The new papal document highlights some requirements
which organizations of charity established by the Church, and issued regulations to
better organize the charitable activity. The Motu Proprio, focuses in particular on
the duties that belong to the diocesan bishop in this field. Among them: that the
supervision of charitable organizations that are canonically subject and also those
who actually work in his Church, to co-ordinate with respect for their identity, the
activities of the various organizations, to watch over them with the selection and
training of personnel, to ensure that the charitable initiatives linked to the Catholic
Church are undertaken within the framework of civil and canonical law. The service
of charity, says the Pontiff, is a constitutive element of the Church’s mission and
an indispensable expression of her very being. All the faithful have the right and
duty to devote themselves personally to living the new commandment that Christ left
us. They are to offer our contemporaries not only material assistance, but also care
for their souls. The Church is also called to the exercise of the diakonia of charity,
whether in the small communities of particular Churches or of the universal Church.
This requires organization “if it is to be an ordered service to the community”, an
organization which entails a variety of institutional expressions.
“in conformity
with the episcopal structure of the Church, the Bishops, as successors of the Apostles,
are charged with primary responsibility for carrying out in the particular Churches”
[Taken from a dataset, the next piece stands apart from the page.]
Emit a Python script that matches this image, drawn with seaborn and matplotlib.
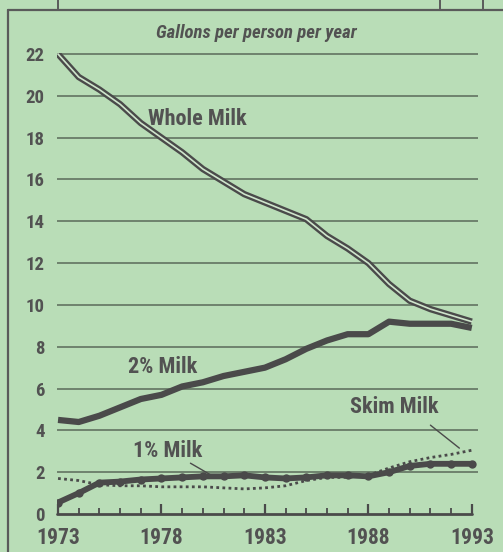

the service of charity, Pointed out the Pope referring his earlier encyclical. He
noted that “the Code of Canon Law, in the canons on the ministry of the Bishop, does
not expressly mention charity as a specific sector of episcopal activity”. There was
a need to fill this lacuna and to give adequate expression in canonical legislation
to both the essential nature of the service of charity in the Church and its constitutive
relationship with the episcopal ministry, explained the Pope. The new papal document
intends to provide an organic legislative framework for the better overall ordering
of the various organized ecclesial forms of the service of charity, which are closely
related to the diaconal nature of the Church and the episcopal ministry, the Pontiff
added. The Church’s charitable activity at all levels must avoid the risk of becoming
just another form of organized social assistance. The organized charitable initiatives
promoted by the faithful in various places differ widely one from the other, and call
for appropriate management. The Church’s Pastors should always welcome these initiatives
as a sign of the sharing of all the faithful in the mission of the Church; they should
respect the specific characteristics and administrative autonomy which these initiatives
enjoy, in accordance with their nature, as a manifestation of the freedom of the baptized.
However,
there is a need to ensure that they are managed in conformity with the demands of
the Church’s teaching and the intentions of the faithful, and that they likewise respect
the legitimate norms laid down by civil authorities. Dated 11 November 2012,
the decree comes into force on 10 December 2012.